[Rows from a dataset of charts and code]
··········

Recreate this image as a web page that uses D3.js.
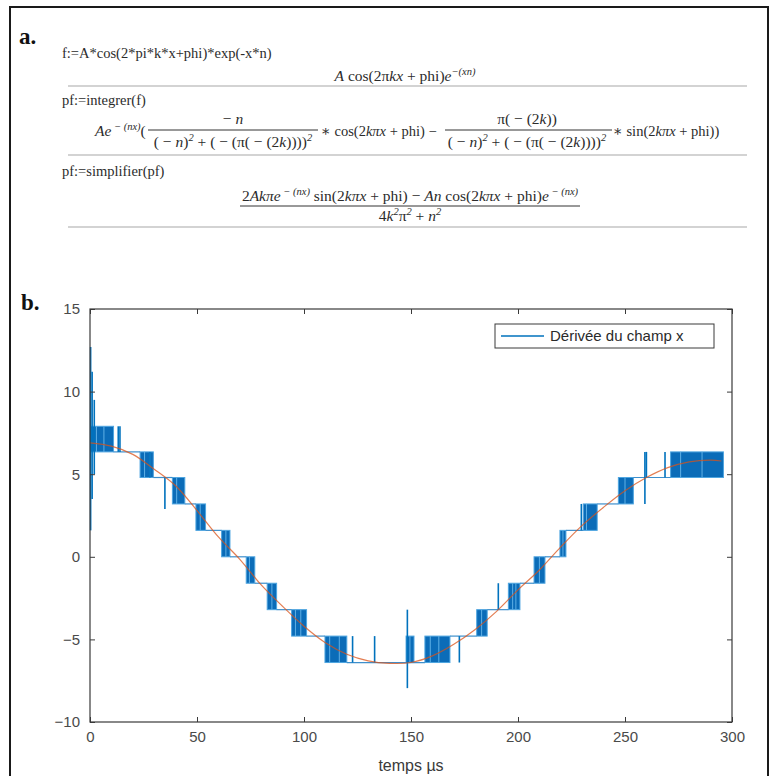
<!DOCTYPE html>
<html>
<head>
<meta charset="utf-8">
<script src="https://cdn.jsdelivr.net/npm/d3@7"></script>
<style>
  body { margin: 0; background: #fff; }
  svg { display: block; }
</style>
</head>
<body>
<div id="container"></div>
<script>
const w = 775;
const h = 776;
const plotL = 90, plotR = 732, plotT = 309, plotB = 722;

// ---- data ----
const xTicks = [0, 50, 100, 150, 200, 250, 300];
const yTicks = [-10, -5, 0, 5, 10, 15];

// blocks where the blue trace toggles fast between two levels: [t0, t1, lo, hi]
const blockT0 = [0.3, 23.4, 38.5, 49.5, 61.5, 73.0, 82.8, 94.2, 109.8, 147.7, 156.5, 180.7, 195.5, 207.5, 219.6, 230.5, 246.9, 271.3];
const blockT1 = [11.0, 29.6, 44.3, 54.0, 65.4, 77.0, 87.2, 101.2, 120.0, 151.4, 168.2, 185.6, 200.9, 212.6, 222.4, 237.0, 253.9, 296.0];
const blockLo = [6.35, 4.8, 3.2, 1.6, 0, -1.6, -3.2, -4.8, -6.4, -6.4, -6.4, -4.8, -3.2, -1.6, 0, 1.6, 3.2, 4.8];
const blockHi = [7.9, 6.35, 4.8, 3.2, 1.6, 0, -1.6, -3.2, -4.8, -4.8, -4.8, -3.2, -1.6, 0, 1.6, 3.2, 4.8, 6.35];

// single spikes of the blue trace: [t, lo, hi]
const spikeT = [0.3, 1.0, 2.0, 13.2, 14.0, 28.0, 35.0, 122.7, 133.0, 148.3, 172.6, 190.8, 229.6, 259.3, 260.0, 268.7];
const spikeLo = [1.6, 3.5, 5.0, 6.35, 6.35, 4.8, 2.9, -6.4, -6.4, -7.95, -6.4, -3.2, 1.6, 3.2, 4.8, 4.8];
const spikeHi = [12.7, 11.2, 9.5, 7.9, 7.9, 6.35, 4.8, -4.8, -4.8, -3.2, -4.8, -1.6, 3.2, 6.35, 6.35, 6.35];

// flat stretches of the blue trace between blocks
const stairT = [11.0, 23.4, 29.6, 38.5, 44.3, 49.5, 54.0, 61.5, 65.4, 73.0, 77.0, 82.8, 87.2, 94.2, 101.2, 109.8, 120.0, 156.5, 168.2, 180.7, 185.6, 195.5, 200.9, 207.5, 212.6, 219.6, 222.4, 230.5, 237.0, 246.9, 253.9, 271.3];
const stairV = [6.35, 6.35, 4.8, 4.8, 3.2, 3.2, 1.6, 1.6, 0, 0, -1.6, -1.6, -3.2, -3.2, -4.8, -4.8, -6.4, -6.4, -4.8, -4.8, -3.2, -3.2, -1.6, -1.6, 0, 0, 1.6, 1.6, 3.2, 3.2, 4.8, 4.8];

// light stripes seen inside the blocks
const stripeT = [3.0, 6.5, 25.5, 28.0, 40.5, 51.5, 63.5, 74.5, 85.0, 96.0, 98.5, 112.0, 116.5, 149.5, 159.0, 163.0, 183.0, 197.5, 199.0, 210.0, 221.0, 232.0, 250.0, 276.0, 286.0];

// smooth orange reference curve
const refT = [0, 10, 20, 30, 40, 50, 60, 70, 80, 90, 100, 110, 120, 130, 140, 150, 160, 170, 180, 190, 200, 210, 220, 230, 240, 250, 260, 270, 280, 290, 295];
const refV = [6.9, 6.7, 6.2, 5.3, 4.3, 2.8, 1.2, -0.15, -1.7, -3.0, -4.2, -5.2, -5.9, -6.3, -6.45, -6.4, -6.0, -5.3, -4.4, -3.3, -2.0, -0.8, 0.6, 1.9, 3.0, 4.0, 4.8, 5.4, 5.75, 5.85, 5.8];

const legendLabel = "Dérivée du champ x";
const xLabel = "temps µs";

const blue = "#0072BD";
const orange = "#D95319";
const axisColor = "#3a3a3a";

const svg = d3.select("#container")
  .append("svg")
  .attr("width", w)
  .attr("height", h);

// outer frame of the figure
svg.append("rect")
  .attr("x", 10).attr("y", 7)
  .attr("width", 758).attr("height", 790)
  .attr("fill", "none")
  .attr("stroke", "#1a1a1a")
  .attr("stroke-width", 2);

// ---------- part a: the formulas ----------
const serif = "'Liberation Serif', 'DejaVu Serif', serif";
const txtColor = "#2b2b2b";
const mathSize = 15.5;

svg.append("text")
  .attr("x", 19).attr("y", 44)
  .attr("font-family", serif).attr("font-weight", "bold")
  .attr("font-size", 23).attr("fill", "#111")
  .text("a.");

function plain(x, y, str) {
  svg.append("text")
    .attr("x", x).attr("y", y)
    .attr("font-family", serif).attr("font-size", 14.5)
    .attr("fill", txtColor)
    .text(str);
}

// pieces: [text, kind]  kind: "n" normal, "i" italic, "s" superscript
function math(x, y, pieces, anchor, size) {
  const t = svg.append("text")
    .attr("x", x).attr("y", y)
    .attr("font-family", serif).attr("font-size", size || mathSize)
    .attr("fill", txtColor)
    .attr("text-anchor", anchor || "start");
  pieces.forEach(([s, k]) => {
    const sp = t.append("tspan").text(s);
    if (k === "i") sp.attr("font-style", "italic");
    if (k === "s") sp.attr("font-size", 10.5).attr("font-style", "italic").attr("baseline-shift", "55%");
  });
}

function bar(x1, x2, y) {
  svg.append("line")
    .attr("x1", x1).attr("x2", x2).attr("y1", y).attr("y2", y)
    .attr("stroke", "#333").attr("stroke-width", 1);
}

function rule(y) {
  svg.append("line")
    .attr("x1", 68).attr("x2", 747).attr("y1", y).attr("y2", y)
    .attr("stroke", "#c4c4c4").attr("stroke-width", 1.5);
}

const denom = [["( − "], ["n", "i"], [")"], ["2", "s"], [" + ( − (π( − (2"], ["k", "i"], ["))))"], ["2", "s"]];

plain(62, 58, "f:=A*cos(2*pi*k*x+phi)*exp(-x*n)");
math(405, 81, [["A", "i"], [" cos(2π"], ["kx", "i"], [" + phi)"], ["e", "i"], ["−(xn)", "s"]], "middle");
rule(86);

plain(62, 105, "pf:=integrer(f)");
math(95, 136, [["Ae", "i"], [" − (nx)", "s"], ["("]]);
math(233, 124, [[" − "], ["n", "i"]], "middle");
bar(148, 318, 130);
math(233, 147, denom, "middle");
math(321, 136, [[" ∗ cos(2"], ["kπx", "i"], [" + phi) −"]], "start", 14.5);
math(527, 124, [["π( − (2"], ["k", "i"], ["))"]], "middle");
bar(445, 612, 130);
math(527, 147, denom, "middle");
math(613, 136, [[" ∗ sin(2"], ["kπx", "i"], [" + phi))"]], "start", 14.5);
rule(155);

plain(62, 176, "pf:=simplifier(pf)");
math(410, 201, [["2"], ["Akπe", "i"], [" − (nx)", "s"], [" sin(2"], ["kπx", "i"], [" + phi) − "], ["An", "i"], [" cos(2"], ["kπx", "i"], [" + phi)"], ["e", "i"], [" − (nx)", "s"]], "middle");
bar(240, 580, 206);
math(410, 221, [["4"], ["k", "i"], ["2", "s"], ["π"], ["2", "s"], [" + "], ["n", "i"], ["2", "s"]], "middle");
rule(227);

// ---------- part b: the chart ----------
svg.append("text")
  .attr("x", 21).attr("y", 310)
  .attr("font-family", serif).attr("font-weight", "bold")
  .attr("font-size", 23).attr("fill", "#111")
  .text("b.");

const xScale = d3.scaleLinear().domain([0, 300]).range([plotL, plotR]);
const yScale = d3.scaleLinear().domain([-10, 15]).range([plotB, plotT]);

const plot = svg.append("g");

// fast toggling blocks
const blocks = blockT0.map((t0, i) => [t0, blockT1[i], blockLo[i], blockHi[i]]);
plot.selectAll("rect.block")
  .data(blocks)
  .enter()
  .append("rect")
  .attr("class", "block")
  .attr("x", d => xScale(d[0]))
  .attr("y", d => yScale(d[3]))
  .attr("width", d => xScale(d[1]) - xScale(d[0]))
  .attr("height", d => yScale(d[2]) - yScale(d[3]))
  .attr("fill", "#0b6cb8")
  .attr("stroke", "#4ea5e0")
  .attr("stroke-width", 1);

// lighter stripes inside blocks, spanning the block that holds them
plot.selectAll("line.stripe")
  .data(stripeT.map(t => [t, blocks.find(b => t >= b[0] && t <= b[1])]).filter(d => d[1]))
  .enter()
  .append("line")
  .attr("class", "stripe")
  .attr("x1", d => xScale(d[0]))
  .attr("x2", d => xScale(d[0]))
  .attr("y1", d => yScale(d[1][2]))
  .attr("y2", d => yScale(d[1][3]))
  .attr("stroke", "#5fb0e6")
  .attr("stroke-width", 1);

// flat stretches
const stairLine = d3.line()
  .x(d => xScale(d[0]))
  .y(d => yScale(d[1]));
const stairs = [];
for (let i = 0; i < stairT.length; i += 2) {
  stairs.push([[stairT[i], stairV[i]], [stairT[i + 1], stairV[i + 1]]]);
}
plot.selectAll("path.stair")
  .data(stairs)
  .enter()
  .append("path")
  .attr("class", "stair")
  .attr("d", stairLine)
  .attr("fill", "none")
  .attr("stroke", "#3d8fcc")
  .attr("stroke-width", 1.2);

// spikes
const spikes = spikeT.map((t, i) => [t, spikeLo[i], spikeHi[i]]);
plot.selectAll("line.spike")
  .data(spikes)
  .enter()
  .append("line")
  .attr("class", "spike")
  .attr("x1", d => xScale(d[0]))
  .attr("x2", d => xScale(d[0]))
  .attr("y1", d => yScale(d[1]))
  .attr("y2", d => yScale(d[2]))
  .attr("stroke", blue)
  .attr("stroke-width", 1.6);

// orange reference curve
const refLine = d3.line()
  .x(d => xScale(d[0]))
  .y(d => yScale(d[1]))
  .curve(d3.curveCatmullRom);
plot.append("path")
  .datum(refT.map((t, i) => [t, refV[i]]))
  .attr("d", refLine)
  .attr("fill", "none")
  .attr("stroke", orange)
  .attr("stroke-opacity", 0.75)
  .attr("stroke-width", 1.2);

// axes, MATLAB style box with inward ticks
const tickFont = "'Liberation Sans', Arial, sans-serif";

function styleAxis(g) {
  g.select(".domain").remove();
  g.selectAll(".tick line").attr("stroke", axisColor);
  g.selectAll(".tick text")
    .attr("fill", "#4a4a4a")
    .attr("font-family", tickFont)
    .attr("font-size", 15);
}

svg.append("g")
  .attr("transform", `translate(0, ${plotB})`)
  .call(d3.axisBottom(xScale).tickValues(xTicks).tickSizeInner(-5).tickSizeOuter(0).tickPadding(9))
  .call(styleAxis);

svg.append("g")
  .attr("transform", `translate(0, ${plotT})`)
  .call(d3.axisTop(xScale).tickValues(xTicks).tickSizeInner(-5).tickSizeOuter(0).tickFormat(""))
  .call(styleAxis);

svg.append("g")
  .attr("transform", `translate(${plotL}, 0)`)
  .call(d3.axisLeft(yScale).tickValues(yTicks).tickSizeInner(-5).tickSizeOuter(0).tickPadding(10))
  .call(styleAxis);

svg.append("g")
  .attr("transform", `translate(${plotR}, 0)`)
  .call(d3.axisRight(yScale).tickValues(yTicks).tickSizeInner(-5).tickSizeOuter(0).tickFormat(""))
  .call(styleAxis);

svg.append("rect")
  .attr("x", plotL).attr("y", plotT)
  .attr("width", plotR - plotL).attr("height", plotB - plotT)
  .attr("fill", "none")
  .attr("stroke", axisColor)
  .attr("stroke-width", 1.2);

svg.append("text")
  .attr("x", (plotL + plotR) / 2)
  .attr("y", 771)
  .attr("text-anchor", "middle")
  .attr("font-family", tickFont)
  .attr("font-size", 16)
  .attr("fill", "#3a3a3a")
  .text(xLabel);

// legend
const legend = svg.append("g").attr("transform", "translate(495, 324)");
legend.append("rect")
  .attr("width", 219).attr("height", 24)
  .attr("fill", "#fff")
  .attr("stroke", axisColor)
  .attr("stroke-width", 1);
legend.append("line")
  .attr("x1", 6).attr("x2", 49).attr("y1", 12).attr("y2", 12)
  .attr("stroke", blue).attr("stroke-width", 1.5);
legend.append("text")
  .attr("x", 55).attr("y", 17)
  .attr("font-family", tickFont)
  .attr("font-size", 15)
  .attr("fill", "#2a2a2a")
  .text(legendLabel);
</script>
</body>
</html>
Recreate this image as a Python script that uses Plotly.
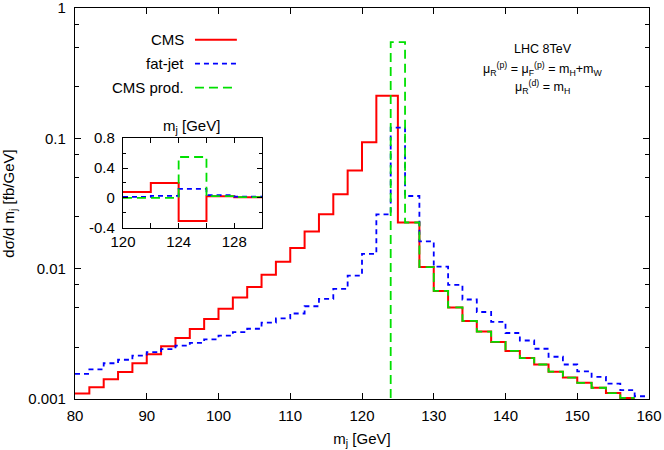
import plotly.graph_objects as go

# ---------------- data ----------------
# Main panel: step histograms (bin edges, values per bin)
CMS_EDGES = [80, 82, 84, 86, 88, 90, 92, 94, 96, 98, 100, 102, 104, 106, 108, 110,
             112, 114, 116, 118, 120, 122, 125, 128, 130, 132, 134, 136, 138, 140,
             142, 144, 146, 148, 150, 152, 154, 156, 158]
CMS_VALUES = [0.00110, 0.00123, 0.00142, 0.00161, 0.00188, 0.00220, 0.00254, 0.00294,
              0.00345, 0.00411, 0.00492, 0.00600, 0.00724, 0.00899, 0.0113, 0.0144,
              0.0193, 0.0262, 0.0372, 0.0567, 0.0932, 0.212, 0.0226, 0.01028,
              0.00675, 0.00504, 0.00397, 0.00329, 0.00274, 0.00234, 0.00206,
              0.00184, 0.00162, 0.00146, 0.00133, 0.00122, 0.00111, 0.00102]

FAT_EDGES = list(range(80, 162, 2))
FAT_VALUES = [0.00156, 0.00169, 0.00188, 0.00200, 0.00215, 0.00229, 0.00241, 0.00257,
              0.00270, 0.00287, 0.00306, 0.00326, 0.00346, 0.00385, 0.00415, 0.00453,
              0.00515, 0.00586, 0.00699, 0.00885, 0.0130, 0.0261, 0.121, 0.0361,
              0.0162, 0.01035, 0.0075, 0.0058, 0.00465, 0.0039, 0.00321, 0.00281,
              0.00243, 0.00211, 0.00184, 0.00163, 0.00148, 0.00131, 0.00117, 0.00105]

PROD_EDGES = [124, 124, 126, 128, 130, 132, 134, 136, 138, 140, 142, 144, 146, 148,
              150, 152, 154, 156, 158]
PROD_VALUES = [1e-6, 0.548, 0.0226, 0.01028, 0.00675, 0.00504, 0.00397, 0.00329,
               0.00274, 0.00234, 0.00206, 0.00184, 0.00162, 0.00146, 0.00133,
               0.00122, 0.00111, 0.00102]

# Inset panel (linear scale), bins 120..130
INSET_EDGES = [120, 122, 124, 126, 128, 130]
INSET_CMS = [0.08, 0.20, -0.31, 0.023, 0.010]
INSET_FAT = [0.013, 0.026, 0.121, 0.036, 0.016]
INSET_PROD = [0.0, 0.0, 0.548, 0.0226, 0.0103]

SERIES_NAMES = ["CMS", "fat-jet", "CMS prod."]
Y_MAJOR = [0.001, 0.01, 0.1, 1]
Y_MAJOR_TEXT = ["0.001", "0.01", "0.1", "1"]
X_TICKS = [80, 90, 100, 110, 120, 130, 140, 150, 160]

RED = "#ff0000"
BLUE = "#0000ff"
GREEN = "#00e000"
FONT = "Liberation Sans, Arial, sans-serif"


def step_xy(edges, values):
    xs = list(edges)
    ys = list(values) + [values[-1]]
    return xs, ys


styles = [
    dict(color=RED, width=2, dash="solid"),
    dict(color=BLUE, width=1.8, dash="5px,4px"),
    dict(color=GREEN, width=1.8, dash="9px,5px"),
]

fig = go.Figure()

for edges, vals, st in [(CMS_EDGES, CMS_VALUES, styles[0]),
                        (FAT_EDGES, FAT_VALUES, styles[1]),
                        (PROD_EDGES, PROD_VALUES, styles[2])]:
    xs, ys = step_xy(edges, vals)
    fig.add_trace(go.Scatter(x=xs, y=ys, mode="lines", line_shape="hv",
                             line=st, showlegend=False, hoverinfo="skip",
                             xaxis="x", yaxis="y"))

for vals, st in [(INSET_CMS, styles[0]), (INSET_FAT, styles[1]), (INSET_PROD, styles[2])]:
    xs, ys = step_xy(INSET_EDGES, vals)
    fig.add_trace(go.Scatter(x=xs, y=ys, mode="lines", line_shape="hv",
                             line=st, showlegend=False, hoverinfo="skip",
                             xaxis="x2", yaxis="y2"))

minor_y = []
for d in [0.001, 0.01, 0.1]:
    minor_y += [2.5 * d, 5 * d, 7.5 * d]

axis_common = dict(showline=True, linecolor="black", linewidth=1.3, mirror="allticks",
                   ticks="inside", tickcolor="black", showgrid=False, zeroline=False,
                   automargin=False, ticklabeloverflow="allow",
                   tickfont=dict(family=FONT, size=15, color="black"))

fig.update_layout(
    width=664, height=450,
    margin=dict(l=75, r=15, t=8, b=51),
    paper_bgcolor="white", plot_bgcolor="white",
    font=dict(family=FONT, size=15, color="black"),
    xaxis=dict(range=[80, 160], tickvals=X_TICKS, ticklen=6, domain=[0, 1],
               ticklabelstandoff=3,
               title=dict(text="m<sub>j</sub> [GeV]", standoff=10,
                          font=dict(family=FONT, size=15)),
               **axis_common),
    yaxis=dict(type="log", range=[-3, 0], tickvals=Y_MAJOR, ticktext=Y_MAJOR_TEXT,
               ticklen=6, domain=[0, 1], ticklabelstandoff=5,
               minor=dict(tickvals=minor_y, ticks="inside", ticklen=3.5,
                          tickcolor="black", showgrid=False),
               title=dict(text="dσ/d m<sub>j</sub> [fb/GeV]", standoff=16,
                          font=dict(family=FONT, size=15)),
               **axis_common),
    xaxis2=dict(range=[120, 130], tickvals=[120, 124, 128], ticklen=5,
                domain=[0.0836, 0.326], anchor="y2",
                minor=dict(tickvals=[122, 126], ticks="inside", ticklen=5,
                           tickcolor="black", showgrid=False),
                **axis_common),
    yaxis2=dict(range=[-0.4, 0.8], tickvals=[-0.4, 0, 0.4, 0.8],
                ticktext=["-0.4", "0", "0.4", "0.8"], ticklen=5,
                domain=[0.438, 0.667], anchor="x2", ticklabelstandoff=4,
                minor=dict(tickvals=[-0.2, 0.2, 0.6], ticks="inside", ticklen=3,
                           tickcolor="black", showgrid=False),
                **axis_common),
)

# Legend (gnuplot style: right-aligned text, sample to the right)
leg_y = [0.9186, 0.8575, 0.7964]
for name, st, yy in zip(SERIES_NAMES, styles, leg_y):
    fig.add_annotation(x=0.193, y=yy, xref="paper", yref="paper", text=name,
                       showarrow=False, xanchor="right", yanchor="middle",
                       font=dict(family=FONT, size=15, color="black"))
    fig.add_shape(type="line", xref="paper", yref="paper", x0=0.209, x1=0.282,
                  y0=yy, y1=yy, line=st)

# Inset title
fig.add_annotation(x=0.203, y=0.697, xref="paper", yref="paper",
                   text="m<sub>j</sub> [GeV]", showarrow=False,
                   xanchor="center", yanchor="middle",
                   font=dict(family=FONT, size=15, color="black"))

# Info text
info = ["LHC 8TeV",
        "μ<sub>R</sub><sup>(p)</sup> = μ<sub>F</sub><sup>(p)</sup> = m<sub>H</sub>+m<sub>W</sub>",
        "μ<sub>R</sub><sup>(d)</sup> = m<sub>H</sub>"]
for txt, yy in zip(info, [0.8957, 0.845, 0.797]):
    fig.add_annotation(x=0.815, y=yy, xref="paper", yref="paper", text=txt,
                       showarrow=False, xanchor="center", yanchor="middle",
                       font=dict(family=FONT, size=12.5, color="black"))

fig.write_html("out.html", config={"displayModeBar": False},
               post_script="document.body.style.margin='0';document.body.style.overflow='hidden';")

··········

### Set task
Restate word for word only the lines from where the entries begin through the one with "const yTicks = [-10, -5, 0, 5, 10, 15];"; omit the pictures.

### Completed exercise
Recreate this image as a web page that uses D3.js.
<!DOCTYPE html>
<html>
<head>
<meta charset="utf-8">
<script src="https://cdn.jsdelivr.net/npm/d3@7"></script>
<style>
  body { margin: 0; background: #fff; }
  svg { display: block; }
</style>
</head>
<body>
<div id="container"></div>
<script>
const w = 775;
const h = 776;
const plotL = 90, plotR = 732, plotT = 309, plotB = 722;

// ---- data ----
const xTicks = [0, 50, 100, 150, 200, 250, 300];
const yTicks = [-10, -5, 0, 5, 10, 15];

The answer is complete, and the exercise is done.